In both cases, it is highly probable that the loved one’s absence produces a very specific reaction: a drop in serotonin levels… similar to that experienced by people suffering from depression. It’s that feeling of missing the partner.

It’s interesting to note that the way people in love function at a hormonal and behavioural level is actually similar to drug addicts (4)!

From passion to enduring love: which chemicals come into play here?

Once a couple has moved beyond this first, ‘sex-driven’ stage – being ‘blinded’ by love (it’s oxytocin rather than love that causes this), missing their ‘other half’, passionate reunions - they either break up, and go on to experience this ‘love at first sight’ explosion of hormones with somebody else, or they settle into a relationship of enduring love… which involves its own set of chemical reactions.

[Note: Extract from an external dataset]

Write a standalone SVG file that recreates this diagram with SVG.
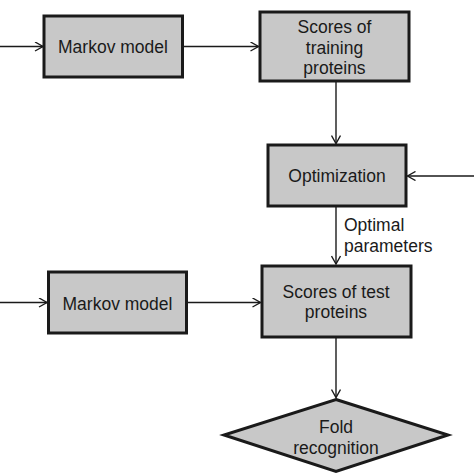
<svg xmlns="http://www.w3.org/2000/svg" width="474" height="474" viewBox="0 0 474 474">
<style>
.box{fill:#c8c8c8;stroke:#1a1a1a;stroke-width:3}
.t{font-family:"Liberation Sans",Arial,sans-serif;font-size:17.5px;fill:#1a1a1a;text-anchor:middle;dominant-baseline:central}
.l{font-family:"Liberation Sans",Arial,sans-serif;font-size:17.5px;fill:#1a1a1a;dominant-baseline:central}
.c{stroke:#1a1a1a;stroke-width:1.4;fill:none}
</style>
<defs>
<marker id="ah" viewBox="0 0 10 10" refX="9" refY="5" markerWidth="10" markerHeight="10" markerUnits="userSpaceOnUse" orient="auto">
<path d="M1,0.5 L9,5 L1,9.5" fill="none" stroke="#1a1a1a" stroke-width="1.4"/>
</marker>
</defs>
<rect width="474" height="474" fill="#ffffff"/>
<g id="connectors">
<line class="c" x1="0" y1="46.5" x2="43" y2="46.5" marker-end="url(#ah)"/>
<line class="c" x1="183" y1="46.5" x2="258.5" y2="46.5" marker-end="url(#ah)"/>
<line class="c" x1="336" y1="82" x2="336" y2="143.5" marker-end="url(#ah)"/>
<line class="c" x1="474" y1="176" x2="407.5" y2="176" marker-end="url(#ah)"/>
<line class="c" x1="336" y1="207" x2="336" y2="264" marker-end="url(#ah)"/>
<line class="c" x1="0" y1="302.5" x2="47" y2="302.5" marker-end="url(#ah)"/>
<line class="c" x1="187" y1="302.5" x2="260.5" y2="302.5" marker-end="url(#ah)"/>
<line class="c" x1="336" y1="338" x2="336" y2="397.5" marker-end="url(#ah)"/>
<text class="l" x="344" y="225">Optimal</text>
<text class="l" x="344" y="245.5">parameters</text>
</g>
<g id="markov1">
<rect class="box" x="44" y="16" width="138.5" height="61"/>
<text class="t" x="113" y="47">Markov model</text>
</g>
<g id="scores-training">
<rect class="box" x="260" y="12" width="149" height="69"/>
<text class="t" x="334.5" y="27">Scores of</text>
<text class="t" x="334.5" y="47.5">training</text>
<text class="t" x="334.5" y="68">proteins</text>
</g>
<g id="optimization">
<rect class="box" x="268" y="145" width="138" height="61"/>
<text class="t" x="337" y="176">Optimization</text>
</g>
<g id="markov2">
<rect class="box" x="48.5" y="272" width="138" height="61"/>
<text class="t" x="117.5" y="304">Markov model</text>
</g>
<g id="scores-test">
<rect class="box" x="262" y="266" width="149" height="71"/>
<text class="t" x="336" y="291.5">Scores of test</text>
<text class="t" x="336" y="312">proteins</text>
</g>
<g id="fold">
<polygon class="box" points="336,399.5 448,435 336,471.5 224,435"/>
<text class="t" x="336" y="426.5">Fold</text>
<text class="t" x="336" y="447.5">recognition</text>
</g>
</svg>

The most important chemical associated with building a lasting relationship is anandamide. This neurotransmitter plays a role in mood regulation, memory, appetite, pain, cognition, and emotions (5).

And it turns out that this molecule which has a calming effect on lovers, putting them in a state of quiet happiness, is actually an endogenous cannabinoid!

Having said that, it‘s neither magical nor everlasting: in order for levels of oxytocin, dopamine, anandamide and serotonin to be maintained in either partner, the conditions that existed when these chemicals first emerged need to be reproduced as much as possible. In terms of sexuality, there are certain natural stimulants, such as damiana (its Latin name being Turnera aphrodisiaca), which can also provide effective support.

Kindness, affectionate gestures, looks, tender words, moments of playfulness, togetherness, exchanging compliments, sharing, dancing, embracing, etc.: shows of affection and tenderness are ultimately what sustains a long-lasting relationship.

References

  1. https://www.radiofrance.fr/franceculture/portrait-chimique-de-votre-cerveau-amoureux-8439109
  2. LEONTI, Marco et CASU, Laura. Ethnopharmacology of love. Frontiers in pharmacology, 2018, p. 567.
  3. BERLOW, Yossi. Biochemistry ofthe Human Orgasm.
  4. KLURFAN, Gustavo. “Toxicomanic” passion for an object: the sexual relation exists. In : Lacan and Addiction. Routledge, 2018. p. 119-130.
  5. DI MARZO, Vincenzo, FONTANA, Angelo, CADAS, Hugues, et al.Formation and inactivation of endogenous cannabinoid anandamide in central neurons. Nature, 1994, vol. 372, no 6507, p. 686-691.